(Written instruction): Copy out each line of the listing that has the word "diagram" in it.

**** Task inputs ****

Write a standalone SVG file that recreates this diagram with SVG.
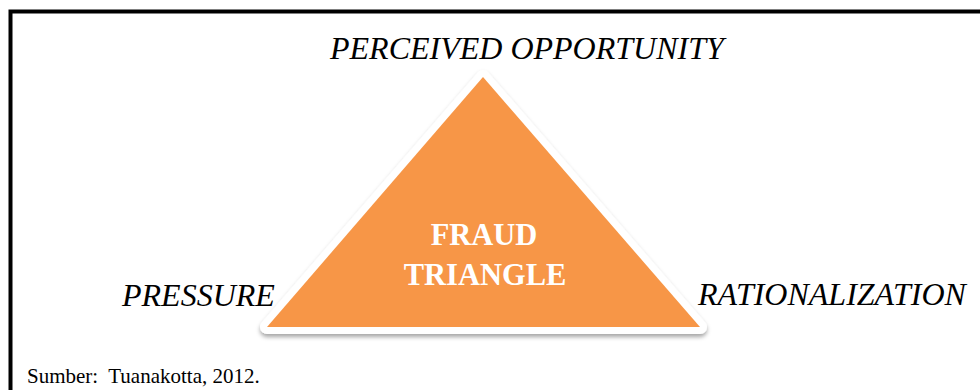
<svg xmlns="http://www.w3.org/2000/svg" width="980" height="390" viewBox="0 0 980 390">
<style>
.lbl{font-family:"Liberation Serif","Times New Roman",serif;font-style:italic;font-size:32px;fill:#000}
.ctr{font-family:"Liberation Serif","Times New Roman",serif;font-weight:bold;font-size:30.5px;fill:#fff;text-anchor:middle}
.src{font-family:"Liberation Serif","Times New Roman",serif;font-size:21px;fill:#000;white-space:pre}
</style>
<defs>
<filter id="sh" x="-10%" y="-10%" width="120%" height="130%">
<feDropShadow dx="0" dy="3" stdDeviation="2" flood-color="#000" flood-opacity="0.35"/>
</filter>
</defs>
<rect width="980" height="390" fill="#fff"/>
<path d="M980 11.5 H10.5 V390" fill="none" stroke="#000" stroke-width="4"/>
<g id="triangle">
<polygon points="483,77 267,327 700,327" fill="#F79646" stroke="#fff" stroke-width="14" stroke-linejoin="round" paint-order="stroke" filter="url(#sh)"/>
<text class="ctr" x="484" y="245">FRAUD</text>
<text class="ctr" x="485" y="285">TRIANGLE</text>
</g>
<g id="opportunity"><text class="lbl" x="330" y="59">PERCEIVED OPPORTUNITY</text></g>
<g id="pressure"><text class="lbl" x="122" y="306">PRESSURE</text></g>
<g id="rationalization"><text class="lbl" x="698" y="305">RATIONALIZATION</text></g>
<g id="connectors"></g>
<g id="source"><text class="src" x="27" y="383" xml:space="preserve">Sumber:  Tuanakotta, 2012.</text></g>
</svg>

****
**** Task inputs ****

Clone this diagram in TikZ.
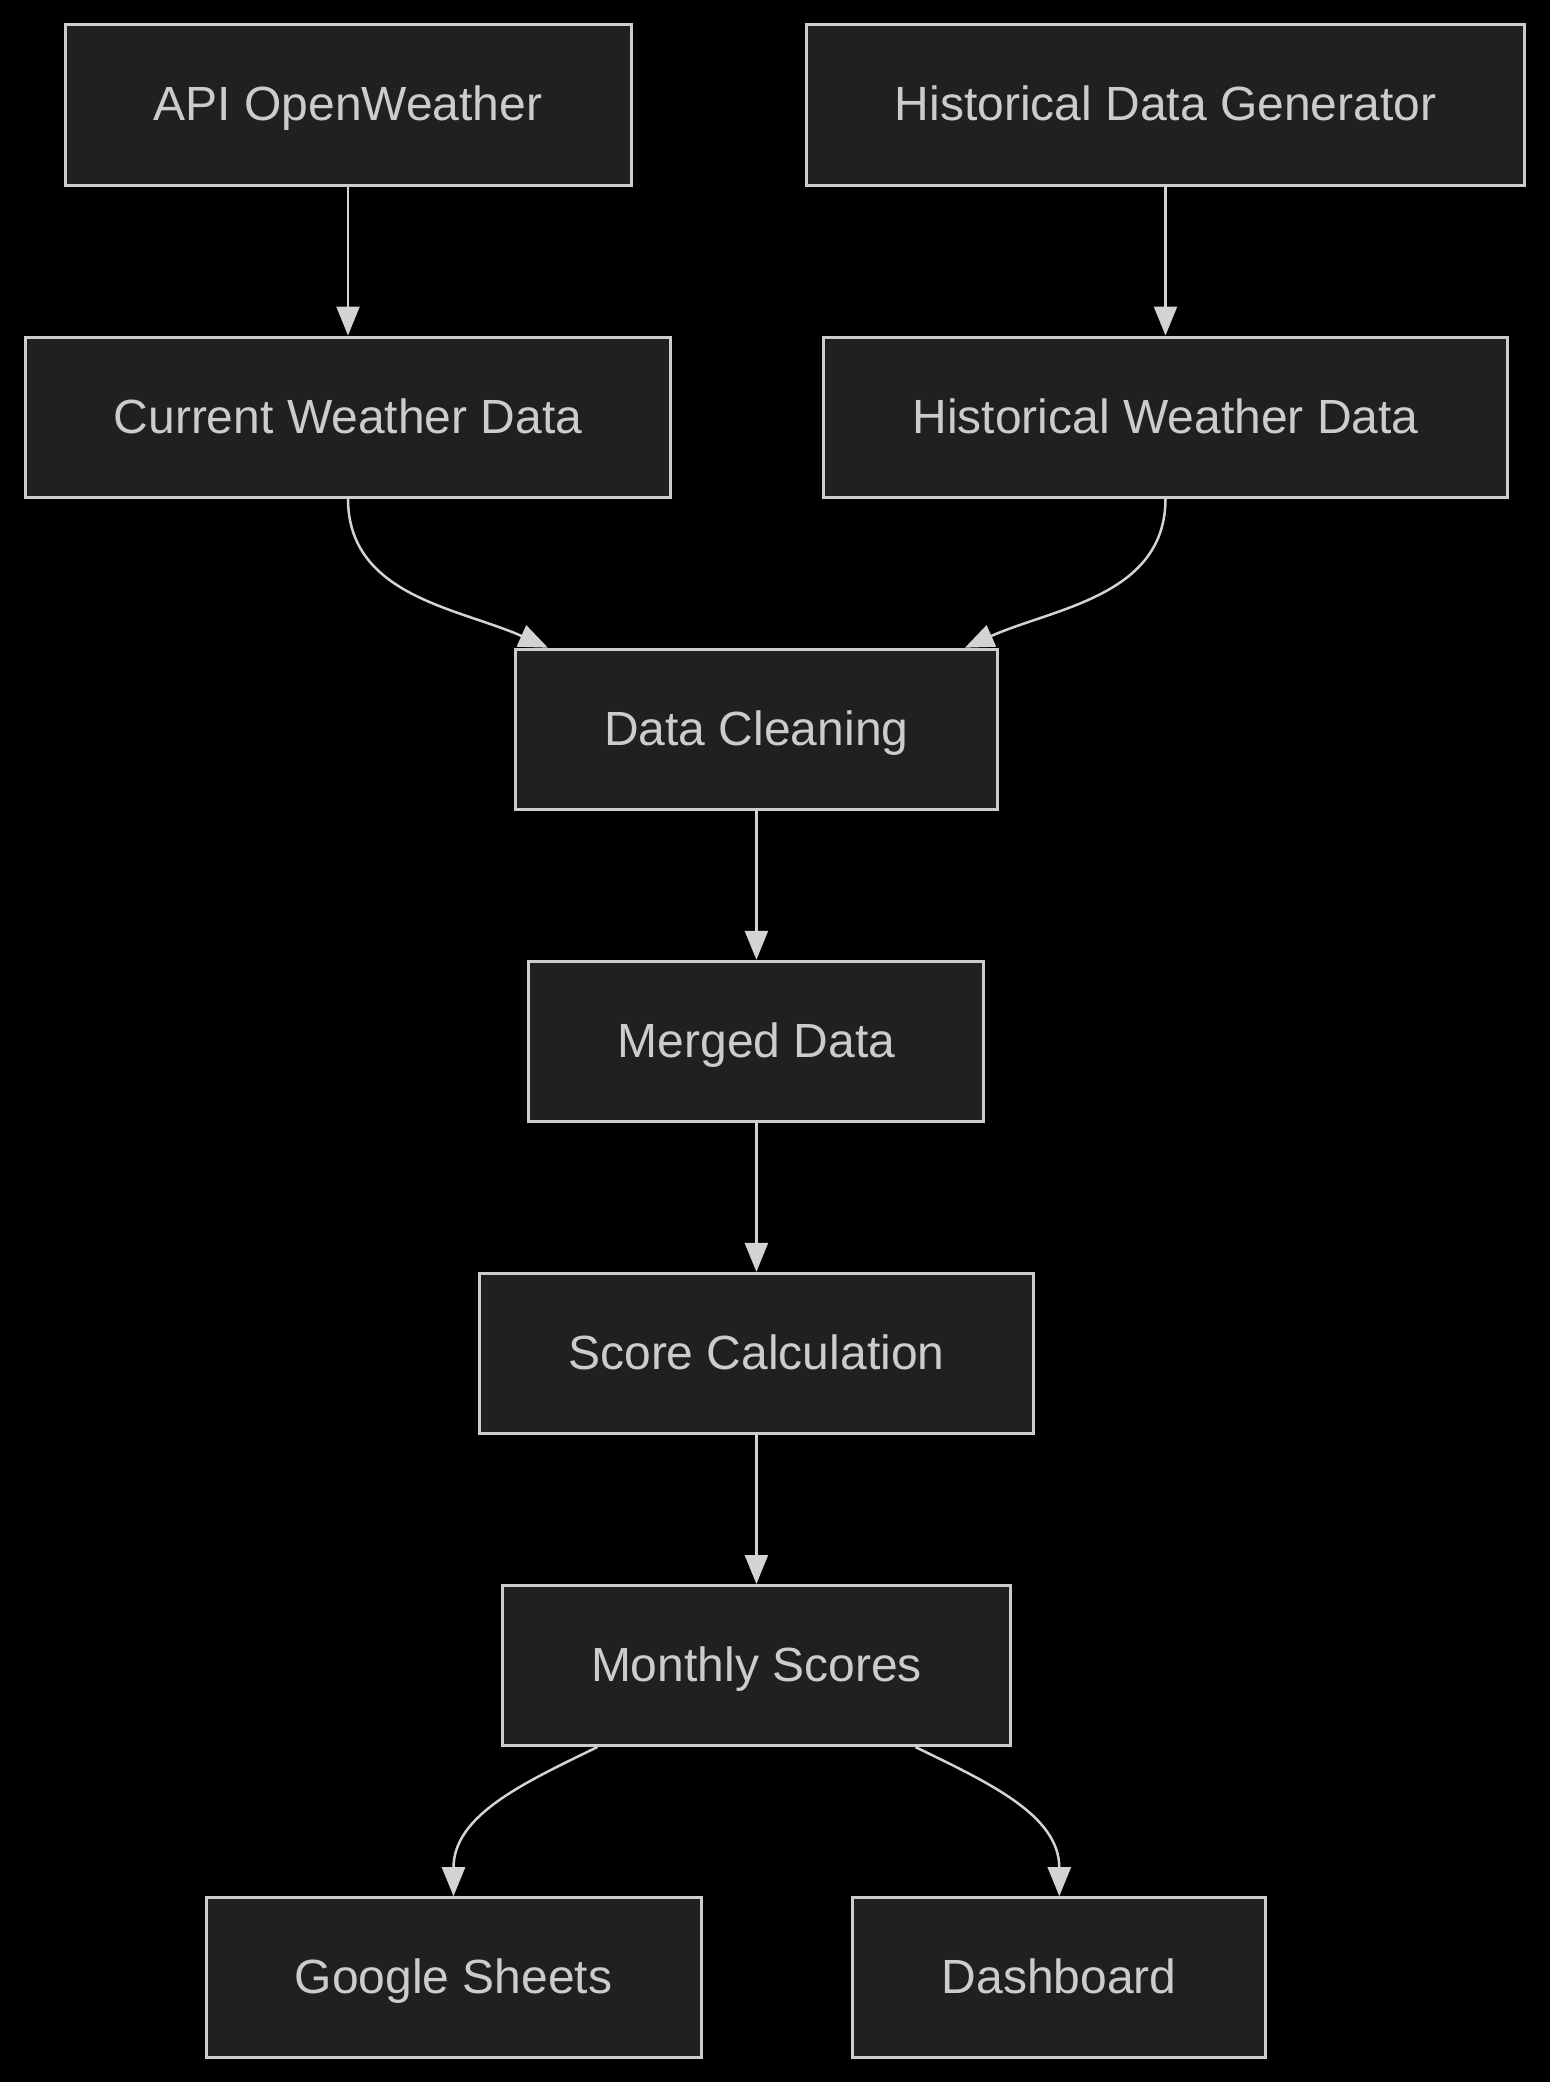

****
**** Task inputs ****

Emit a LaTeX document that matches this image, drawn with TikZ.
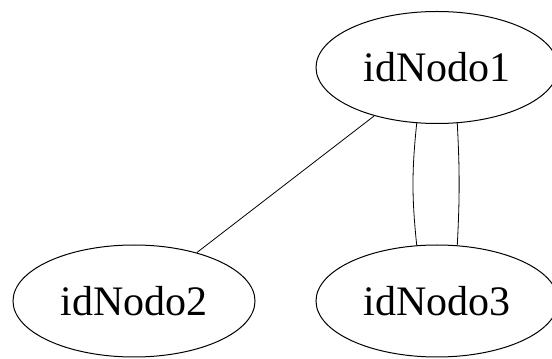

****

(Correct answer):
Write a standalone SVG file that recreates this diagram with SVG.
Clone this diagram in TikZ.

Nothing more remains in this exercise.